= THE DATA =
◇ ◇ ◇

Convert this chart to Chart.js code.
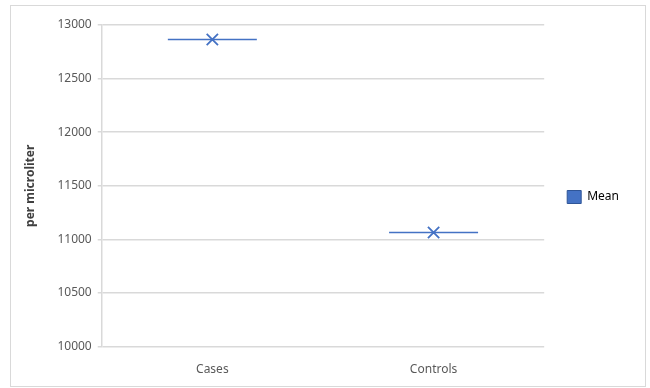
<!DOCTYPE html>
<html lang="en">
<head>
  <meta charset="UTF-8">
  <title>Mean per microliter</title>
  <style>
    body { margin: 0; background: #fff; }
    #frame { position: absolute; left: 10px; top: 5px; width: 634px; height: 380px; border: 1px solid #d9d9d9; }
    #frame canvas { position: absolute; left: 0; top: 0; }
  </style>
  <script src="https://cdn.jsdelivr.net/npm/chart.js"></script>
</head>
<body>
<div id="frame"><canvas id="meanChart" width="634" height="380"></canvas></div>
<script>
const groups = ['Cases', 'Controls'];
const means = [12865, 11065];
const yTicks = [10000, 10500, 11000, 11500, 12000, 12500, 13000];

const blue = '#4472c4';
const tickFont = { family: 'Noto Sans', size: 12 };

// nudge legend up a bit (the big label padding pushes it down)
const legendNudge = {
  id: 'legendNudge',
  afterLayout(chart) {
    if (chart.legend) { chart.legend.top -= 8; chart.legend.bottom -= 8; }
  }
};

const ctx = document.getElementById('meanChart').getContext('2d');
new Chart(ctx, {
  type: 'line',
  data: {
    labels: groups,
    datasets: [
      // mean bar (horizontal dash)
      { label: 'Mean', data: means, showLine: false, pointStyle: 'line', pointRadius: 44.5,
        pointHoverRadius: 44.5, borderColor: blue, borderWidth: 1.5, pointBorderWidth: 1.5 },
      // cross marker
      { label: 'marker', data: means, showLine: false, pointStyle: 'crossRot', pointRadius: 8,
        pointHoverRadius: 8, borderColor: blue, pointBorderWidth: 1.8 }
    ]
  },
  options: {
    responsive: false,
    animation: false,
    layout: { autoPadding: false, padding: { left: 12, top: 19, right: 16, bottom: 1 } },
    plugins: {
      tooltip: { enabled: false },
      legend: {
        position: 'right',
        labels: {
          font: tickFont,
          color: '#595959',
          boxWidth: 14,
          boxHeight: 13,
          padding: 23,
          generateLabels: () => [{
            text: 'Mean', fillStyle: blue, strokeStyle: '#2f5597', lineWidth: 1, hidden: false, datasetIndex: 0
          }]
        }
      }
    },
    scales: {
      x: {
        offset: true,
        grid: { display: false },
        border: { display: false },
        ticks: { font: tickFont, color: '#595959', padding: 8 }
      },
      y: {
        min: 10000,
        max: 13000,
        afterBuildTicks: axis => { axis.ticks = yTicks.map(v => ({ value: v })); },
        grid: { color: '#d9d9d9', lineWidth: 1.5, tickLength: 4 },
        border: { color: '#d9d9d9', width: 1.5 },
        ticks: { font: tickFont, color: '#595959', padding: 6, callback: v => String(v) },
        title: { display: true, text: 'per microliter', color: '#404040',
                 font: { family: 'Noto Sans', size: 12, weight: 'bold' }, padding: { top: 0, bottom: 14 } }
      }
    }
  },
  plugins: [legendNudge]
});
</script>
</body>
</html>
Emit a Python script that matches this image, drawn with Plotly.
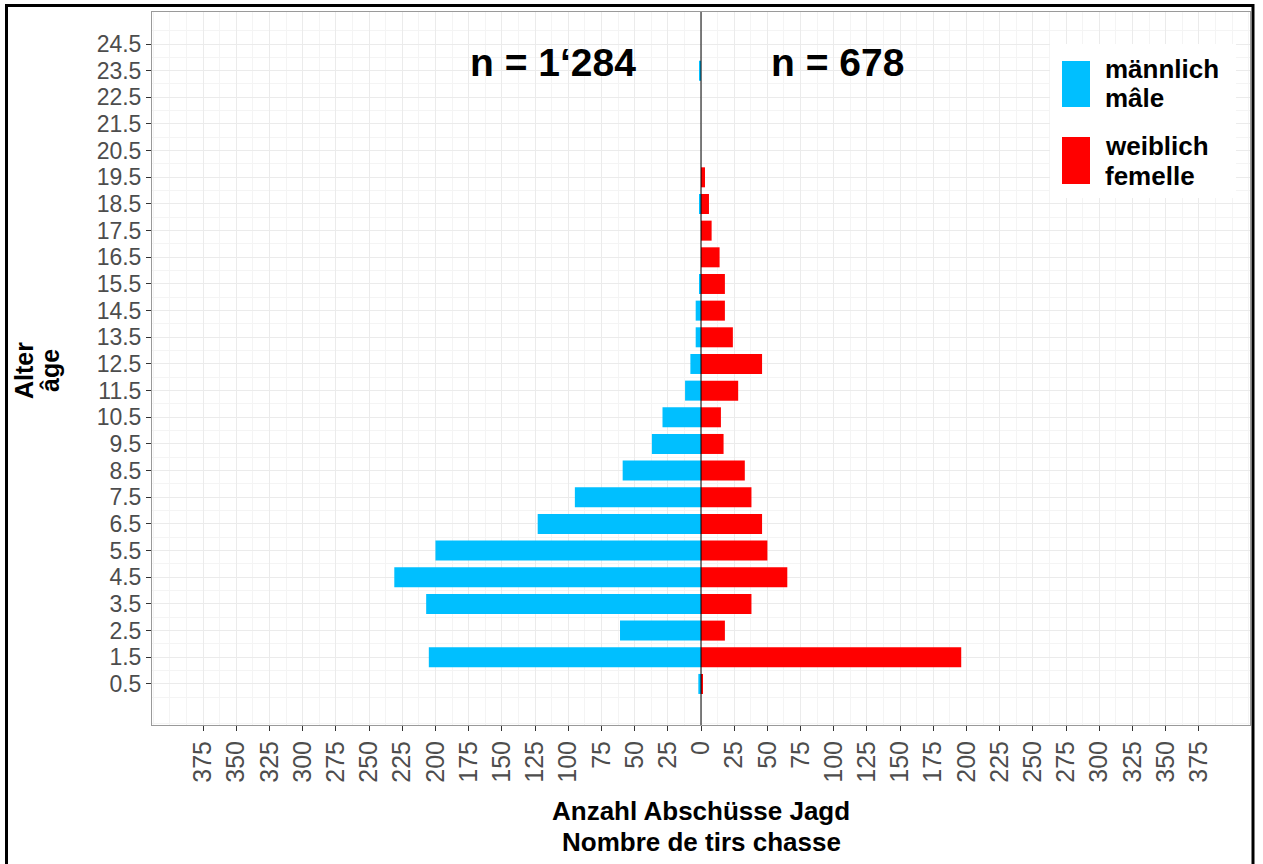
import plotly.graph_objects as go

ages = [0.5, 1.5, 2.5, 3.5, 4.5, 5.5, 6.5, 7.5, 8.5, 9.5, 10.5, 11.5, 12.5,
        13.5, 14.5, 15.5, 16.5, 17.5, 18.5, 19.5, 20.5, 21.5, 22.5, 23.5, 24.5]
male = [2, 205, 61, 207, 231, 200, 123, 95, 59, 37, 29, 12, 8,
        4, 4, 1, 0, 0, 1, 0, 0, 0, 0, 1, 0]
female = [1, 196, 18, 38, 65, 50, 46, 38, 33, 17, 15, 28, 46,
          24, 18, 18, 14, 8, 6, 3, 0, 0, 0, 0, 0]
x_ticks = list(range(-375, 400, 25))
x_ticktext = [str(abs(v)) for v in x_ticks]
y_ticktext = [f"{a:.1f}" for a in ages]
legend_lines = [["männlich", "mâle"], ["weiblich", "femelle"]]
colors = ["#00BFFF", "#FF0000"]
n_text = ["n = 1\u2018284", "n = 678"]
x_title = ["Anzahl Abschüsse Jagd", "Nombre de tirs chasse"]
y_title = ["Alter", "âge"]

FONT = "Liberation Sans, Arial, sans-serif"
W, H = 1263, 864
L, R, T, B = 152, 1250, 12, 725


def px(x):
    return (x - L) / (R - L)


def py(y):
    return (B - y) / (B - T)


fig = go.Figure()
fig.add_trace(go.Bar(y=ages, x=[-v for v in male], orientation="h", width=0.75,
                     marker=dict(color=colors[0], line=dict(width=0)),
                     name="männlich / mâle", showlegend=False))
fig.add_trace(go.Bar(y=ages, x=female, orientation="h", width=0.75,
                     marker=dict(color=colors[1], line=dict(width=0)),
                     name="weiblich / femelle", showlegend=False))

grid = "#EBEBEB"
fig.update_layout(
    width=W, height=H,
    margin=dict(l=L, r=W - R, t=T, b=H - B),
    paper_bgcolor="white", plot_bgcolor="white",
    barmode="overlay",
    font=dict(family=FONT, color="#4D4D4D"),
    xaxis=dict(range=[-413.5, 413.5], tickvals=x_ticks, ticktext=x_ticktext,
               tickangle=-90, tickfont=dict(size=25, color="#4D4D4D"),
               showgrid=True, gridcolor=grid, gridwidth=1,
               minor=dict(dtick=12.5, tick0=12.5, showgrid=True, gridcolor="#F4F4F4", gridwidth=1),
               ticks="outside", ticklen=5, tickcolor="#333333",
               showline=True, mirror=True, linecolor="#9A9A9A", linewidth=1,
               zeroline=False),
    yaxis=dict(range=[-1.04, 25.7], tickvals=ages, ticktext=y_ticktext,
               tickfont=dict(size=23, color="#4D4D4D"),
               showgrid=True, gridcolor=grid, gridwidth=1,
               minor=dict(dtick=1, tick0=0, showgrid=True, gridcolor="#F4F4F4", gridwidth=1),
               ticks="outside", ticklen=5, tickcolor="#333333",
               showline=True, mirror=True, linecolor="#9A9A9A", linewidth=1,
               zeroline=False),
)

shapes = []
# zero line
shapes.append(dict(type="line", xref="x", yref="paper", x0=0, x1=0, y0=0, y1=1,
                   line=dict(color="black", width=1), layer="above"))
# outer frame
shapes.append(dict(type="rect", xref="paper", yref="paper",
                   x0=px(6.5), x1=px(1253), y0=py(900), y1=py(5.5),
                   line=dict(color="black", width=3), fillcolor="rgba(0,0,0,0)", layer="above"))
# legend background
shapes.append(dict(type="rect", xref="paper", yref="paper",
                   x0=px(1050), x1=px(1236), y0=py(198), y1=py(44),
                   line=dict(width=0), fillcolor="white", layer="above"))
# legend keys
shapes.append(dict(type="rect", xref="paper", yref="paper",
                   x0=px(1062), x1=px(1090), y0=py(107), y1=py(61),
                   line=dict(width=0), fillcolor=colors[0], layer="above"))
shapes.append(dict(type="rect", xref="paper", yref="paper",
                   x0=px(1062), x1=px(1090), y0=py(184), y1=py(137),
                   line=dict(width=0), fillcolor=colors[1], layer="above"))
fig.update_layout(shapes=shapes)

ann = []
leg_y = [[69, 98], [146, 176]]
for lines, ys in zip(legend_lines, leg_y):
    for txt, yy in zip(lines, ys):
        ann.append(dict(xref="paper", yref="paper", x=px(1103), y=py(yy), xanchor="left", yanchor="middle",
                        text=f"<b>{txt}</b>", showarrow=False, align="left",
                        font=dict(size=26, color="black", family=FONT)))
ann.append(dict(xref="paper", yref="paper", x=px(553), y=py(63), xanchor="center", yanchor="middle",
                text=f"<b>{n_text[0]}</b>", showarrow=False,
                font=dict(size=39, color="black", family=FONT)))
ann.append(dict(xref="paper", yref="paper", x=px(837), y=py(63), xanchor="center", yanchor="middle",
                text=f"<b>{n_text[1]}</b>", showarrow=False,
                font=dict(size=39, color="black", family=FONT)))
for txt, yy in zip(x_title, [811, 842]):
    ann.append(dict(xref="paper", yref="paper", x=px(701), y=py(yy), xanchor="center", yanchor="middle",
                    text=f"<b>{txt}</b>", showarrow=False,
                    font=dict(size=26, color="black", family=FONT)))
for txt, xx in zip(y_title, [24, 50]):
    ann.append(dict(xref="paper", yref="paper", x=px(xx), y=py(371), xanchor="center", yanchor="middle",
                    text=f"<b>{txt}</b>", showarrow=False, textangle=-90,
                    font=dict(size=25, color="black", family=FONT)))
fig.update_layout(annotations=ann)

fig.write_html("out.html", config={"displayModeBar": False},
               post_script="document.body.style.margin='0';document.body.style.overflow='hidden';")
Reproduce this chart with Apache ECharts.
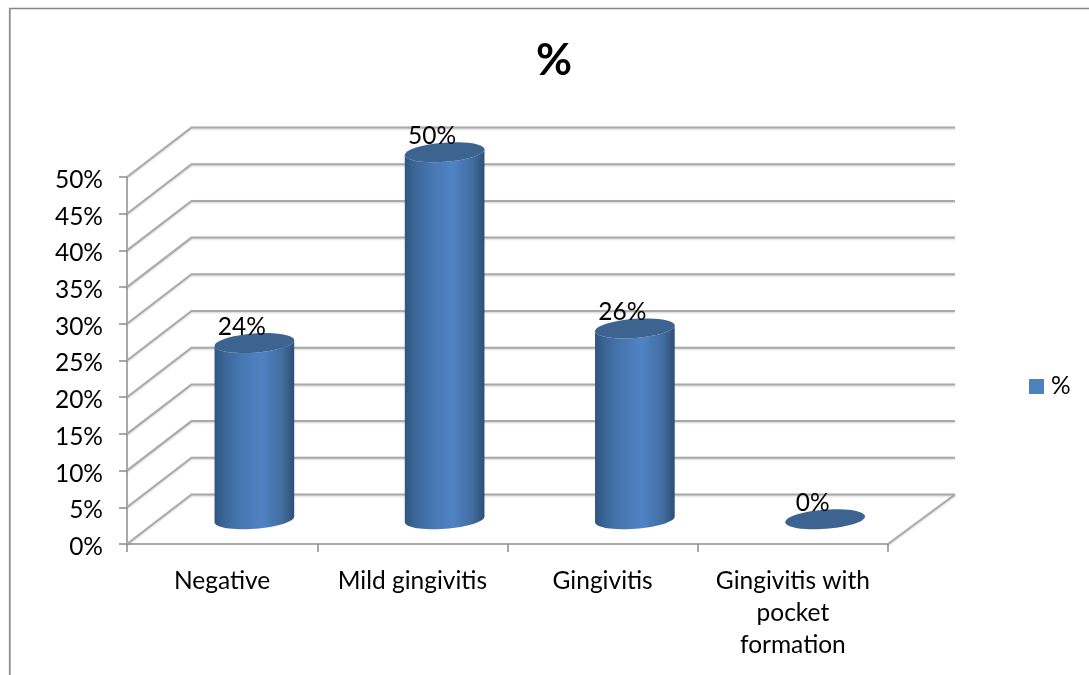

◇ ◇ ◇

= GIVEN TASK =
Repeat exactly, and only, the lines between the line holding "Emit a Python" and the line holding "return (B - y) / (B - T)", inclusive, leaving pictures out.

= EXPECTED ANSWER =
Emit a Python script that matches this image, drawn with Plotly.
import plotly.graph_objects as go

ages = [0.5, 1.5, 2.5, 3.5, 4.5, 5.5, 6.5, 7.5, 8.5, 9.5, 10.5, 11.5, 12.5,
        13.5, 14.5, 15.5, 16.5, 17.5, 18.5, 19.5, 20.5, 21.5, 22.5, 23.5, 24.5]
male = [2, 205, 61, 207, 231, 200, 123, 95, 59, 37, 29, 12, 8,
        4, 4, 1, 0, 0, 1, 0, 0, 0, 0, 1, 0]
female = [1, 196, 18, 38, 65, 50, 46, 38, 33, 17, 15, 28, 46,
          24, 18, 18, 14, 8, 6, 3, 0, 0, 0, 0, 0]
x_ticks = list(range(-375, 400, 25))
x_ticktext = [str(abs(v)) for v in x_ticks]
y_ticktext = [f"{a:.1f}" for a in ages]
legend_lines = [["männlich", "mâle"], ["weiblich", "femelle"]]
colors = ["#00BFFF", "#FF0000"]
n_text = ["n = 1\u2018284", "n = 678"]
x_title = ["Anzahl Abschüsse Jagd", "Nombre de tirs chasse"]
y_title = ["Alter", "âge"]

FONT = "Liberation Sans, Arial, sans-serif"
W, H = 1263, 864
L, R, T, B = 152, 1250, 12, 725


def px(x):
    return (x - L) / (R - L)


def py(y):
    return (B - y) / (B - T)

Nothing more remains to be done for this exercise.